YA is an interesting genre. Nix’s previous books (which I adore) have given us a very typical YA heroines. They are morally clear, they have self doubt which they work through, and they are generally good.
In Clariel – which a lot of Nix fans didn’t like – we don’t get that.
Clariel is a prequel to Sabriel – Nix’s first “Old Kingdom” book. It’s set a couple of hundred years in the past. Clariel is related to the Abhorsens and the King. She is a child of privilege. Her mother is a skilled goldsmith and her family has moved to the capital so her mother can take up a greater role in the Goldsmith’s guild. Clariel wants none of it. She spends the whole book whining about not be able to run away to the forest.
Clariel is not likable. She is not per se good. She is completely self centered and self interested. She bitches and moans about everything. Her finishing school, her magic lessons, what she has to wear. She has no concept of her own privilege and just wants everyone to leave her alone to do what she thinks she wants. She isn’t a born hero who understands that service to the kingdom and people is more important that her personal wants. I really didn’t like her.

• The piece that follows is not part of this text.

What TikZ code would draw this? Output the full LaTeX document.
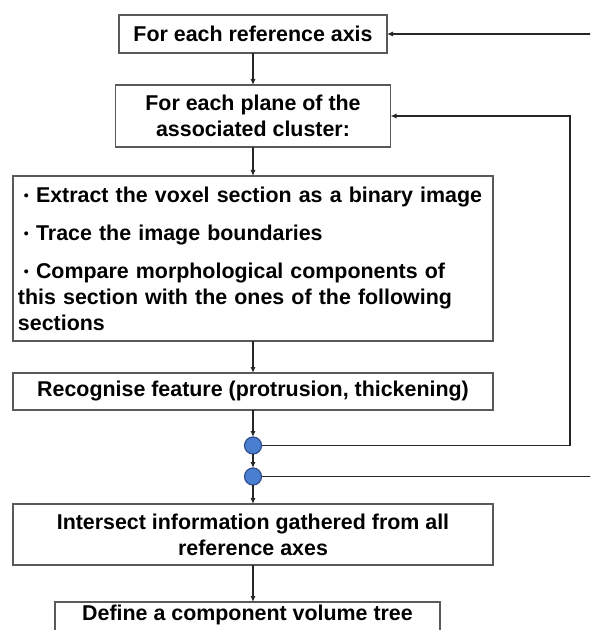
\documentclass[tikz,border=0pt]{standalone}
\usepackage{fontspec}
\setmainfont{Liberation Sans}
\usepackage{xcolor}
\usetikzlibrary{positioning,arrows.meta,calc}
\definecolor{cBoxBorder}{HTML}{5A5A5A}
\definecolor{cJoinFill}{HTML}{4A7FD0}
\definecolor{cJoinBorder}{HTML}{2F4F8F}
\newcommand{\itemdot}{\hspace*{3pt}\raisebox{0.9pt}{\fontsize{7}{7}\selectfont\textbullet}\ }

\begin{document}
\begin{tikzpicture}[
  x=0.5pt, y=-0.5pt,
  every node/.style={font=\fontsize{10.7}{13}\selectfont\bfseries, outer sep=0pt},
  stepbox/.style={draw=cBoxBorder, fill=white, line width=0.75pt,
                  minimum height=18.5pt, align=center, inner sep=1.5pt},
  joinpt/.style={circle, draw=cJoinBorder, fill=cJoinFill, line width=0.6pt,
                 minimum size=8.5pt, inner sep=0pt},
  arr/.style={-{Latex[length=3pt,width=2.6pt]}, line width=0.85pt, black!85},
]
  \clip (0,0) rectangle (590,630);

  \node[stepbox, minimum width=134pt, minimum height=19pt] (axis) at (253,34) {For each reference axis};
  \node[stepbox, minimum width=137.5pt, minimum height=31pt, below=16pt of axis] (plane)
    {For each plane of the\\associated cluster:};
  \node[stepbox, minimum width=240pt, minimum height=82.5pt, align=left, text width=235pt,
        below=14.5pt of plane] (extract)
    {\itemdot Extract the voxel section as a binary image\\[6pt]
     \itemdot Trace the image boundaries\\[6pt]
     \itemdot Compare morphological components of\\
     this section with the ones of the following\\
     sections};
  \node[stepbox, minimum width=240pt, below=16pt of extract] (feature)
    {Recognise feature (protrusion, thickening)};

  \node[joinpt, below=13.5pt of feature] (join1) {};
  \node[joinpt, below=7pt of join1] (join2) {};

  \node[stepbox, minimum width=240pt, minimum height=30.5pt, below=9.5pt of join2] (intersect)
    {Intersect information gathered from all\\reference axes};
  \node[stepbox, minimum width=192.5pt, text depth=12pt, below=18.5pt of intersect, xshift=-2.75pt] (tree)
    {Define a component volume tree};

  % return lines
  \coordinate (innerx) at (570,0);
  \coordinate (outerx) at (605,0);

  \draw[arr] (axis) -- (plane);
  \draw[arr] (plane) -- (extract);
  \draw[arr] (extract) -- (feature);
  \draw[arr] (feature) -- (join1);
  \draw[arr] (join1) -- (join2);
  \draw[arr] (join2) -- (intersect);
  \draw[arr] (intersect.south) -- (intersect.south |- tree.north);
  \draw[arr] (join1.east) -- (join1.east -| innerx) |- (plane.east);
  \draw[arr] (join2.east) -- (join2.east -| outerx) |- (axis.east);
\end{tikzpicture}
\end{document}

And that’s great. We don’t get a lot of female protagonists who are unlikable. So many of our YA heroines tread close to Mary Sue territory. What does it say when we don’t give girls the space to be fallible? When they always have to be the hero? Nix took a chance by giving us something different, people didn’t fall for it, but I think it makes his truly heroic protagonists shine brighter because now we know how they could have gone wrong.
Does the walker chose the path, or the path the walker? This is the central question of Nix’s Old Kingdom works. Clariel’s story shows that Sabriel and Lirael’s choices (along with Touchstone and Nicholas, etc.) matter. Fate may open a door for each one of them but they had to walk through. Clariel is Sabriel if she stayed in school, or Lirael if she stayed in the library. We can appreciate their choices more when we know that they actually had options and weren’t just pawns of fate.

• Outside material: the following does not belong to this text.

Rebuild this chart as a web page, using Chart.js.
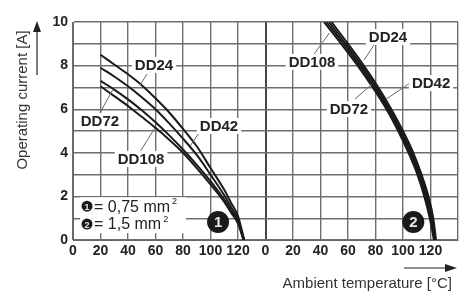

In Lois McMaster Bujold’s Curse of Chalion (which you need to read right after you read the Abhorsen trilogy) a young man dies. Someone wonders why no god sent someone to protect him. The hero of that book responds that maybe that god did send someone, and their protector failed. That the gods had sent numerous champions out into the world, only to watch them succumb because they were only human. Clariel struck me as one of those. A champion with great potential sent to her fate by great forces but in the end still subject to her fallible humanity.